» Requirement:
Find each line with the word "using" and copy it.

□ □ □ □

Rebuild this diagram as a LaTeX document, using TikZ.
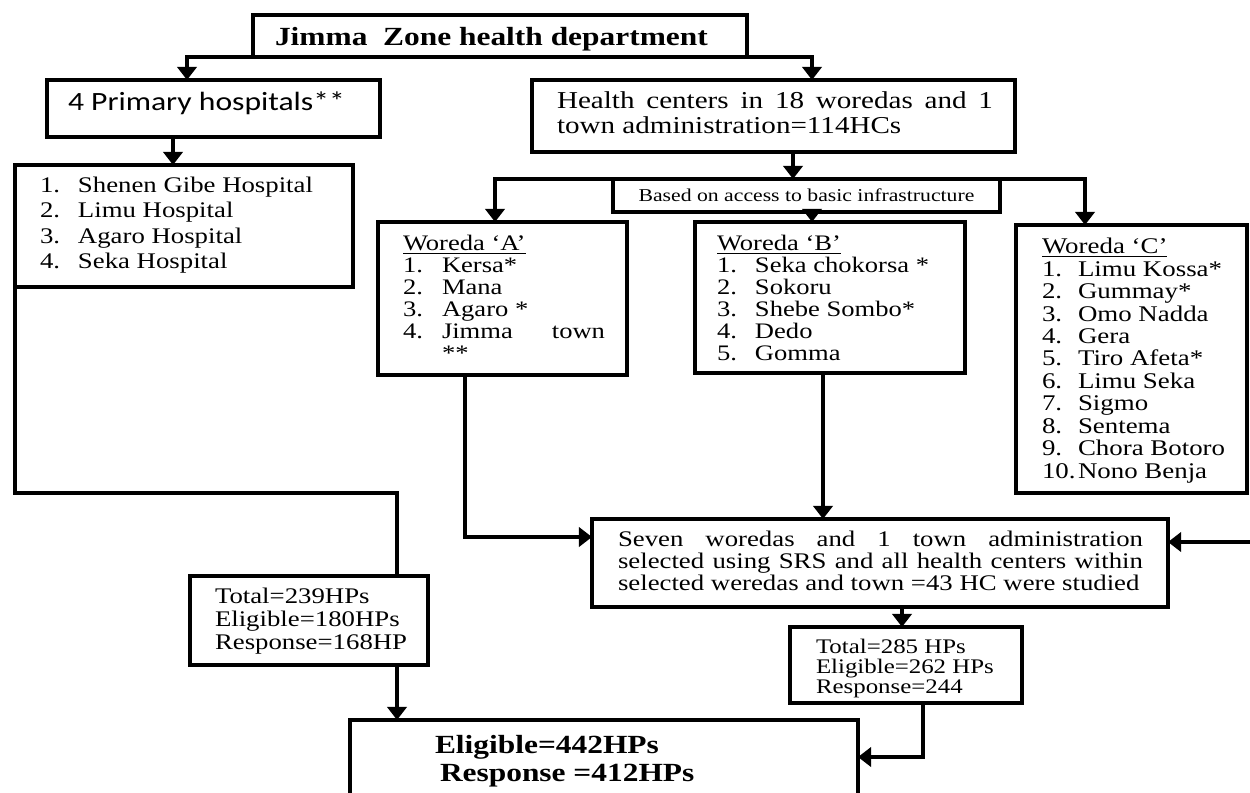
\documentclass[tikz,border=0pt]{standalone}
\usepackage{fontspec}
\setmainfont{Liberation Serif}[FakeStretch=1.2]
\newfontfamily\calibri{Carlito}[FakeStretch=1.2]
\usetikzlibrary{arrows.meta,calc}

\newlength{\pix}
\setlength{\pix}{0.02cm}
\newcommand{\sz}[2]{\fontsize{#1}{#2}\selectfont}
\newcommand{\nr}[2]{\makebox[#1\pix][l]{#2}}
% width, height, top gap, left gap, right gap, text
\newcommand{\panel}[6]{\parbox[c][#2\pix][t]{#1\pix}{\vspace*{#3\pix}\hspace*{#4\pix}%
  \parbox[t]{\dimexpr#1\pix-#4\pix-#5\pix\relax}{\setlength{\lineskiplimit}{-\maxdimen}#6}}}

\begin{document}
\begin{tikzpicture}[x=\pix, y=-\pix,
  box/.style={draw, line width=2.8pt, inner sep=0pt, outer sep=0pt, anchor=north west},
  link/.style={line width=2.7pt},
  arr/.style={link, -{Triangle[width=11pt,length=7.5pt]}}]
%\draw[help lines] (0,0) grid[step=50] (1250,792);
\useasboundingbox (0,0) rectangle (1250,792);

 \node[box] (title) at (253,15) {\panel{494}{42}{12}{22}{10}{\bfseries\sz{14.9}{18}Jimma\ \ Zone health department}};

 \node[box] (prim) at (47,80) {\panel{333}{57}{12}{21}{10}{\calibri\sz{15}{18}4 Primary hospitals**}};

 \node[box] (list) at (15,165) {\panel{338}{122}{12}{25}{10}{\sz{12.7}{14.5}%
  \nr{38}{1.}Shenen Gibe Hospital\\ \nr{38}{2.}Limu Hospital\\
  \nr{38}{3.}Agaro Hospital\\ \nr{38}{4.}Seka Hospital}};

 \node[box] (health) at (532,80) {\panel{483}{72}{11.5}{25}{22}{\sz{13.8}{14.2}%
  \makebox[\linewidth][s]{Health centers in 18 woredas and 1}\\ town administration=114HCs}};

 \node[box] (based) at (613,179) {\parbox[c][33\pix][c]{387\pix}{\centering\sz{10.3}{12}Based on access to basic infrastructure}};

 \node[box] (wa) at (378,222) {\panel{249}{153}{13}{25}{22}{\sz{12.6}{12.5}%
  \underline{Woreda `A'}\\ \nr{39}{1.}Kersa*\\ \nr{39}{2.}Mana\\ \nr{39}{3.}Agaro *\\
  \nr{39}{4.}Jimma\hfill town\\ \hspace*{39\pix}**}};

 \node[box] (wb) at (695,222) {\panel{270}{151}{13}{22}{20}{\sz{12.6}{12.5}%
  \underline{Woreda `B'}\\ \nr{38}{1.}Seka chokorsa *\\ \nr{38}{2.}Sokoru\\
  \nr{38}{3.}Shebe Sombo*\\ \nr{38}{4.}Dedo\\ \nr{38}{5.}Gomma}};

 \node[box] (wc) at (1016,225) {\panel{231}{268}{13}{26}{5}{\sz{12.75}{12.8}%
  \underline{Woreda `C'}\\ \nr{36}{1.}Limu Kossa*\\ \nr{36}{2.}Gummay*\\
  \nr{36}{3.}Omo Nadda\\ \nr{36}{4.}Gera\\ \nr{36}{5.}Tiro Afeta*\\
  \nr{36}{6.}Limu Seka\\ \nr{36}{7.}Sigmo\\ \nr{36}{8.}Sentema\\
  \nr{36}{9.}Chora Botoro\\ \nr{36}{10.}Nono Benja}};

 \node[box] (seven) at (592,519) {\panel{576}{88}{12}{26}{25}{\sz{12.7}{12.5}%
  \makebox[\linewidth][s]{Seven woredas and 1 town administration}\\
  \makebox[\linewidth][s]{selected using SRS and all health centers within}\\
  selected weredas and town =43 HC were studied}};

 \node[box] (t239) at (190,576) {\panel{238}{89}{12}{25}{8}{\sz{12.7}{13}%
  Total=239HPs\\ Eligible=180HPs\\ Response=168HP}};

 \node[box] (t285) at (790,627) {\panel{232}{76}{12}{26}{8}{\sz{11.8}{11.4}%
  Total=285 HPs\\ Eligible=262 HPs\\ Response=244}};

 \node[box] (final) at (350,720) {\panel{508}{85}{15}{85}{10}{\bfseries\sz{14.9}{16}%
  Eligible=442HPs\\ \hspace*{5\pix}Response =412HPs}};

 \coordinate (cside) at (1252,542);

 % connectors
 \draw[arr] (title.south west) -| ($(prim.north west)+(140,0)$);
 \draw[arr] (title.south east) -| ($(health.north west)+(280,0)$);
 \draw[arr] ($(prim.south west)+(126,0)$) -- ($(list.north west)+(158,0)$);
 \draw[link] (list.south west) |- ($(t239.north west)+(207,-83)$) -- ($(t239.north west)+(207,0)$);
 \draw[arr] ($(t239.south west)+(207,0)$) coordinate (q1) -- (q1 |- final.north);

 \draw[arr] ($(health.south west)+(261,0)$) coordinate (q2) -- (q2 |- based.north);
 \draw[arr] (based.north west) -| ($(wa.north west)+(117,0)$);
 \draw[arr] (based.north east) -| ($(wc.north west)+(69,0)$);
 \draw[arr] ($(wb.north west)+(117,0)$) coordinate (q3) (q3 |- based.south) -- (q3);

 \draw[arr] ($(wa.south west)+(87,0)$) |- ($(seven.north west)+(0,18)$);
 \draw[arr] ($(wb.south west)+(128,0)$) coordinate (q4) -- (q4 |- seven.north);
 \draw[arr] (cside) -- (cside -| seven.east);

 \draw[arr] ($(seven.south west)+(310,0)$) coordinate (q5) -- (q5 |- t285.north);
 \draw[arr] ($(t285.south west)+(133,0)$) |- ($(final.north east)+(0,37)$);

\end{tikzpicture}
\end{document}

□ □ □ □

» Result:
Rebuild this diagram as a LaTeX document, using TikZ.
  \makebox[\linewidth][s]{selected using SRS and all health centers within}\\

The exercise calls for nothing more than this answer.